» **EXERCISE INSTRUCTIONS**
Only the lines from the start of the data below through the line that contains "AQUIFER_LABEL_X = 135600" are to be copied, exactly and without pictures.

» **SOURCE EXCERPT**
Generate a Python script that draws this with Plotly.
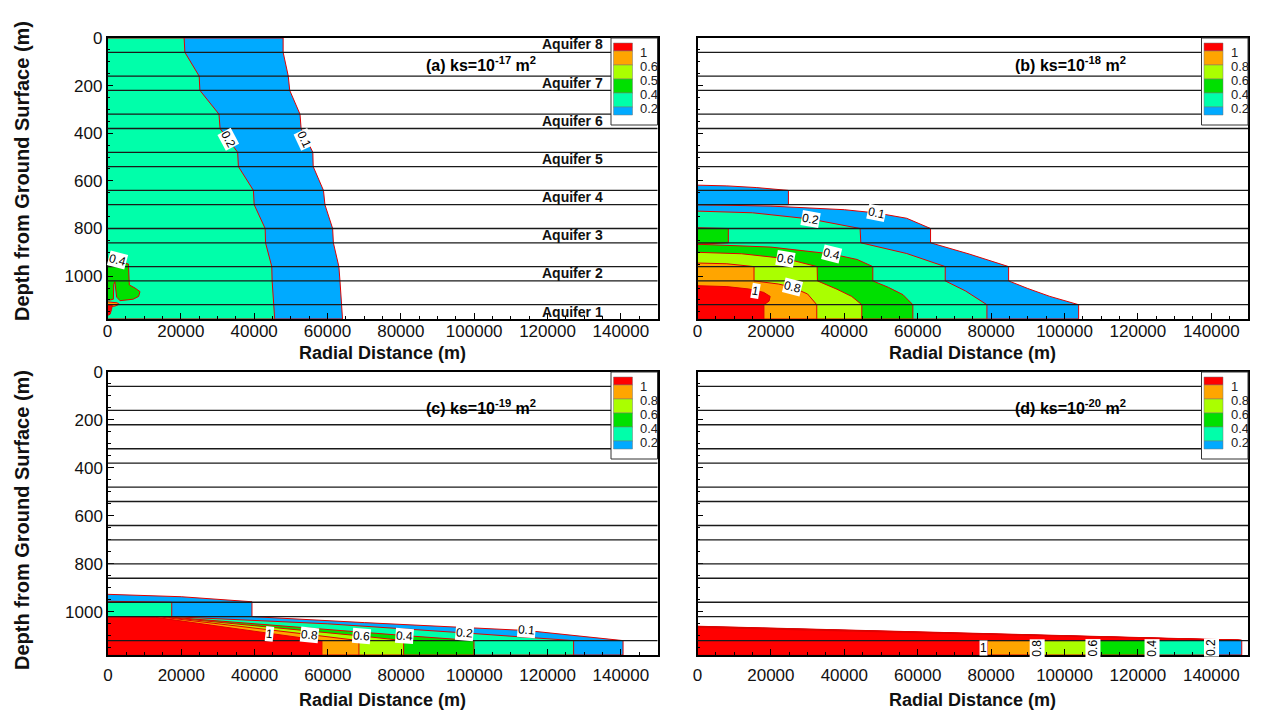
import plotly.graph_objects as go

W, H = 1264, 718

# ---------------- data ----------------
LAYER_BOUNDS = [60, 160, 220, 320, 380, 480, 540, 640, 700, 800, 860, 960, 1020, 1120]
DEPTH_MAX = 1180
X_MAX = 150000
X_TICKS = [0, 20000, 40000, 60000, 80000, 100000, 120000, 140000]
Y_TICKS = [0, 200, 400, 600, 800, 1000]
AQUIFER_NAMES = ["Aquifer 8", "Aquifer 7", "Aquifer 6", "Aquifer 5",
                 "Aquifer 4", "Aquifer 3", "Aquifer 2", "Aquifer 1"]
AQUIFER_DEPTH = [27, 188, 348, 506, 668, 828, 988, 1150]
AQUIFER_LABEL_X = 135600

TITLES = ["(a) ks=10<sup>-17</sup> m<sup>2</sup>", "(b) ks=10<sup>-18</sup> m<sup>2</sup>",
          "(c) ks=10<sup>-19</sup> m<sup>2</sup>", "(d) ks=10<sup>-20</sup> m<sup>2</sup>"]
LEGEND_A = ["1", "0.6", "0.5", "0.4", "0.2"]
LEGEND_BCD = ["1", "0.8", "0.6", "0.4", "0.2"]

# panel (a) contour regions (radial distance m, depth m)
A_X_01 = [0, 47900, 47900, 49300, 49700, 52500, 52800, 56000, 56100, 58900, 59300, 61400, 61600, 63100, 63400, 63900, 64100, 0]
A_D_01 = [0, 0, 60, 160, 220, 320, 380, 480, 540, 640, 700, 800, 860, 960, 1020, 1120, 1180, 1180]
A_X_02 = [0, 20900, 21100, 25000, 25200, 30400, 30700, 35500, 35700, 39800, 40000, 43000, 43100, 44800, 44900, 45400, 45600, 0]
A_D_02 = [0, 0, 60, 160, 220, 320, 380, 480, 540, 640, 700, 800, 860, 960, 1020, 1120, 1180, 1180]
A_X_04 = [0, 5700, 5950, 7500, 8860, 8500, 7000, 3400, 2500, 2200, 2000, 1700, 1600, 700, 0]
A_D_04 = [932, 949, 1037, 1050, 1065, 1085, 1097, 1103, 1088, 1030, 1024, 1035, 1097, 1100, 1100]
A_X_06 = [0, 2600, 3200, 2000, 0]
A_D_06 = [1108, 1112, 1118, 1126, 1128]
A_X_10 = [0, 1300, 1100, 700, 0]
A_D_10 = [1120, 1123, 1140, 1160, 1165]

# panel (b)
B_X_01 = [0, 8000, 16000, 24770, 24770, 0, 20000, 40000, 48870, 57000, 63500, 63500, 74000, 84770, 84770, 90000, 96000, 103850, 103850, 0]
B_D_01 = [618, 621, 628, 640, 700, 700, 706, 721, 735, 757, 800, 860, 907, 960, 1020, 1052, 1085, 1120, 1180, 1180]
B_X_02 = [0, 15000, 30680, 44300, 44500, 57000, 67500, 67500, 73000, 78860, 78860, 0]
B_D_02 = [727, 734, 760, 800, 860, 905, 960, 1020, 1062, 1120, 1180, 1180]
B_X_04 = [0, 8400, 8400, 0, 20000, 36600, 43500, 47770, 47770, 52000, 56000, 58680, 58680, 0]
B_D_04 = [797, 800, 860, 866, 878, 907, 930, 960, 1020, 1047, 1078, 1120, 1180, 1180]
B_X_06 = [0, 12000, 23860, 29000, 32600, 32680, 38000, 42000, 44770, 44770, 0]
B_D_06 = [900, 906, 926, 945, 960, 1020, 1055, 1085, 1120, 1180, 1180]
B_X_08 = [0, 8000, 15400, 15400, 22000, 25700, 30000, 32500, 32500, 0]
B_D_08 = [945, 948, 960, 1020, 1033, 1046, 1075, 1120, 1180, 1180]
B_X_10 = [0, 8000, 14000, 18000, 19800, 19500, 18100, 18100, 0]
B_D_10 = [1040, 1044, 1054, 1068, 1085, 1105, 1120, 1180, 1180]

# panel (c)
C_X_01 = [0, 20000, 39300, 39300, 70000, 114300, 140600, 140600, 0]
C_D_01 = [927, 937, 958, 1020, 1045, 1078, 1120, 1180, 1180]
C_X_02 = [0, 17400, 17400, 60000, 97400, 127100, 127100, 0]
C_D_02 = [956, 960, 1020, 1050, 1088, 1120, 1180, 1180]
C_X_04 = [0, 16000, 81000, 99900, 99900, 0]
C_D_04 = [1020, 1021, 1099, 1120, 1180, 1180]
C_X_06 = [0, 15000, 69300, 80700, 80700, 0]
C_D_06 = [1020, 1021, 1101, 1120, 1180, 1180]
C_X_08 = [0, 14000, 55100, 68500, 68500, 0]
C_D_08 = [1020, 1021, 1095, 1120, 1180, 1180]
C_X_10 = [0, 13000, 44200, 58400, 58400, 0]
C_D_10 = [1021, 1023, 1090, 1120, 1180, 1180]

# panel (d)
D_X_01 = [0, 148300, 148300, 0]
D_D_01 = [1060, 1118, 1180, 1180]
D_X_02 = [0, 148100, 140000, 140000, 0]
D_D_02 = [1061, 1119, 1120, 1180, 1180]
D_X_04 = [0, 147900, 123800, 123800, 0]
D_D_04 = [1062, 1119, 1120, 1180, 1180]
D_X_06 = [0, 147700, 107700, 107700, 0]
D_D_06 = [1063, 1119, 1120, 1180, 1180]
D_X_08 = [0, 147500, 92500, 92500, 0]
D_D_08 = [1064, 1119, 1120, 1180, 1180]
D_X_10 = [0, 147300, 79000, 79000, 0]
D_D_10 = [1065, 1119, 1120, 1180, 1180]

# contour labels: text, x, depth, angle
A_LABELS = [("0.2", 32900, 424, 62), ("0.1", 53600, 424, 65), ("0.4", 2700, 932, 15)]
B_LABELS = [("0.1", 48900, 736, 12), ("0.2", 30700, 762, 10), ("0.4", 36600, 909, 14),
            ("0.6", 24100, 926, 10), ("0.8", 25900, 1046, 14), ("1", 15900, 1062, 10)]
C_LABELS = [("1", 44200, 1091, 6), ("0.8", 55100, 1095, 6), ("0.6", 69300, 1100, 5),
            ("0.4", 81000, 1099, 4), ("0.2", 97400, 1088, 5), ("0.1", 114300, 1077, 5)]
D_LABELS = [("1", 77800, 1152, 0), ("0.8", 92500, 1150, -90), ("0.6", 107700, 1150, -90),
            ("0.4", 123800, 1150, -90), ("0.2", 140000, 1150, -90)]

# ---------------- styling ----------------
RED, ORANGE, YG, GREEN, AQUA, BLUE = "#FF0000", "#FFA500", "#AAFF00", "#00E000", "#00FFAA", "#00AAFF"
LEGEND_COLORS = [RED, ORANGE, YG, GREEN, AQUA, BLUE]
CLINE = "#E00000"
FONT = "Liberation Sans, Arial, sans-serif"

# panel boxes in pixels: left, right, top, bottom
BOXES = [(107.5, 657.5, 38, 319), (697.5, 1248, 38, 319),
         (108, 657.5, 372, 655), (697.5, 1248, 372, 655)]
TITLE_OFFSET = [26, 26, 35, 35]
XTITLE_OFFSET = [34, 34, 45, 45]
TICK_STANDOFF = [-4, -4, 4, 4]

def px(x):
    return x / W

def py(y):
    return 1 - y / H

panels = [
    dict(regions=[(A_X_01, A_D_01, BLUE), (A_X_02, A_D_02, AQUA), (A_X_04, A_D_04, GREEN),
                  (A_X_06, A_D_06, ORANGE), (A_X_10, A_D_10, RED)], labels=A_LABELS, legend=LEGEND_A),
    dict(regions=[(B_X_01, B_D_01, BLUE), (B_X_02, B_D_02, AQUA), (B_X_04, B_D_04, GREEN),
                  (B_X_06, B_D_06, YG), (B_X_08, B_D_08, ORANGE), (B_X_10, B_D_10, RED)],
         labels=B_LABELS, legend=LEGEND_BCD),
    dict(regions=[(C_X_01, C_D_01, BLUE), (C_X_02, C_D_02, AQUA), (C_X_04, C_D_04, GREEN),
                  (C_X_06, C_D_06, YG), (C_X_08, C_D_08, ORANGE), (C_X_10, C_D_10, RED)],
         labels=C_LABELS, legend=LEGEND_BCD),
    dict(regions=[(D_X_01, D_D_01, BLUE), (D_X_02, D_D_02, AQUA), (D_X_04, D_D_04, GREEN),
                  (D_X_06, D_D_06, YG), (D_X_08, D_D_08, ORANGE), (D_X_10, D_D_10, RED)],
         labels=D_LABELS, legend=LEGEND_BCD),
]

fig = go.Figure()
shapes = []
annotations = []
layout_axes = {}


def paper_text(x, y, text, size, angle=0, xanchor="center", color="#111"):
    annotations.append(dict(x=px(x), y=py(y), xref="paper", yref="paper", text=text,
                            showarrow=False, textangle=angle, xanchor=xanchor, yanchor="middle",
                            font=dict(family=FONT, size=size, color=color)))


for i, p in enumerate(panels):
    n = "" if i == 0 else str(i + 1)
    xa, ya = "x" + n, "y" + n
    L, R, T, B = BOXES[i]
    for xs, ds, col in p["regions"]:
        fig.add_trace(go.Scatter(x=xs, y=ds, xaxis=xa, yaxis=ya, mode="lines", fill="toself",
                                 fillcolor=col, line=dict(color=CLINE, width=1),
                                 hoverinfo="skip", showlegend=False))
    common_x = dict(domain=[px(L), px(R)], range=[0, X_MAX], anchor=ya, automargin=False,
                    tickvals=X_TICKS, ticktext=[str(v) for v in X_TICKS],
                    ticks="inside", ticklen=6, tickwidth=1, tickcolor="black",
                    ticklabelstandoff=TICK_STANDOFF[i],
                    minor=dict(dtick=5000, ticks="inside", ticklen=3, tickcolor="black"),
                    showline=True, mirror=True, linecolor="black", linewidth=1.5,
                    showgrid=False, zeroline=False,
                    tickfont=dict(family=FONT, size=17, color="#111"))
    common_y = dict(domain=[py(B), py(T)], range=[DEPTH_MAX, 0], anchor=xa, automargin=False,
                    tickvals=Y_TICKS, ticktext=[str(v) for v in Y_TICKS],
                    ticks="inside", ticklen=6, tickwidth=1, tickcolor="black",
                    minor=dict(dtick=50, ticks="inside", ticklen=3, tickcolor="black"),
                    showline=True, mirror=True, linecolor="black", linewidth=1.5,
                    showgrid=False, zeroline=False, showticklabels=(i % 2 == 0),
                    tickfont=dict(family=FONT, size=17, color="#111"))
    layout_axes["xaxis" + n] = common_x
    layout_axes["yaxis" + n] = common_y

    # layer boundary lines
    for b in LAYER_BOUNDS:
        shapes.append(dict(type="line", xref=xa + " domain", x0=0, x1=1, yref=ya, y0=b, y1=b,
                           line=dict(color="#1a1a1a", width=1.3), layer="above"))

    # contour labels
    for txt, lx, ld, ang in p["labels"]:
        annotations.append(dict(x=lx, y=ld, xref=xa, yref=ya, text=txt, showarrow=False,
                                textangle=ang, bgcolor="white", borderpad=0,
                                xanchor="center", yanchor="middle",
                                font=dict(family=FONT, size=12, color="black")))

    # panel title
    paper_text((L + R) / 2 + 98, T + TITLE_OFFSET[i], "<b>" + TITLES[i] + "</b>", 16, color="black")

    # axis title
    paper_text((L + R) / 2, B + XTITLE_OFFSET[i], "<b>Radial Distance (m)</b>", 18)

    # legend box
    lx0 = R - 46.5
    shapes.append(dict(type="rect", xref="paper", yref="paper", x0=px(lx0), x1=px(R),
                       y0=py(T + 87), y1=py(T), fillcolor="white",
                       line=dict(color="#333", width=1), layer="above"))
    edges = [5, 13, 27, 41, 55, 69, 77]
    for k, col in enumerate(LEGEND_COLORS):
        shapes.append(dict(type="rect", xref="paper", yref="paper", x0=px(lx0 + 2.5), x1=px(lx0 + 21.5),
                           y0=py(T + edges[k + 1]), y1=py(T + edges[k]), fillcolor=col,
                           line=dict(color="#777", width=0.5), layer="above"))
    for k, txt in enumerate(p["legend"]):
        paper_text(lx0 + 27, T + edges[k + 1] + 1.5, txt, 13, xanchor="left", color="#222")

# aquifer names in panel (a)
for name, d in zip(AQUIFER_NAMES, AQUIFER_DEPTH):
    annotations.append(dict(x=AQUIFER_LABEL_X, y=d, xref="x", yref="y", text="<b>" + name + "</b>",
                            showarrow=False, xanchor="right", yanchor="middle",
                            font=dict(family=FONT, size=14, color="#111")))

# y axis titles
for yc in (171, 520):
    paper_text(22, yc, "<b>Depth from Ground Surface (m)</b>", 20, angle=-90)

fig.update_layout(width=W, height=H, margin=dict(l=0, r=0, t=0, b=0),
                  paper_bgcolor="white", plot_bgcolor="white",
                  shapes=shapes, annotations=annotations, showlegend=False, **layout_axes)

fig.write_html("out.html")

» **SOLUTION BELOW**
Generate a Python script that draws this with Plotly.
import plotly.graph_objects as go

W, H = 1264, 718

# ---------------- data ----------------
LAYER_BOUNDS = [60, 160, 220, 320, 380, 480, 540, 640, 700, 800, 860, 960, 1020, 1120]
DEPTH_MAX = 1180
X_MAX = 150000
X_TICKS = [0, 20000, 40000, 60000, 80000, 100000, 120000, 140000]
Y_TICKS = [0, 200, 400, 600, 800, 1000]
AQUIFER_NAMES = ["Aquifer 8", "Aquifer 7", "Aquifer 6", "Aquifer 5",
                 "Aquifer 4", "Aquifer 3", "Aquifer 2", "Aquifer 1"]
AQUIFER_DEPTH = [27, 188, 348, 506, 668, 828, 988, 1150]
AQUIFER_LABEL_X = 135600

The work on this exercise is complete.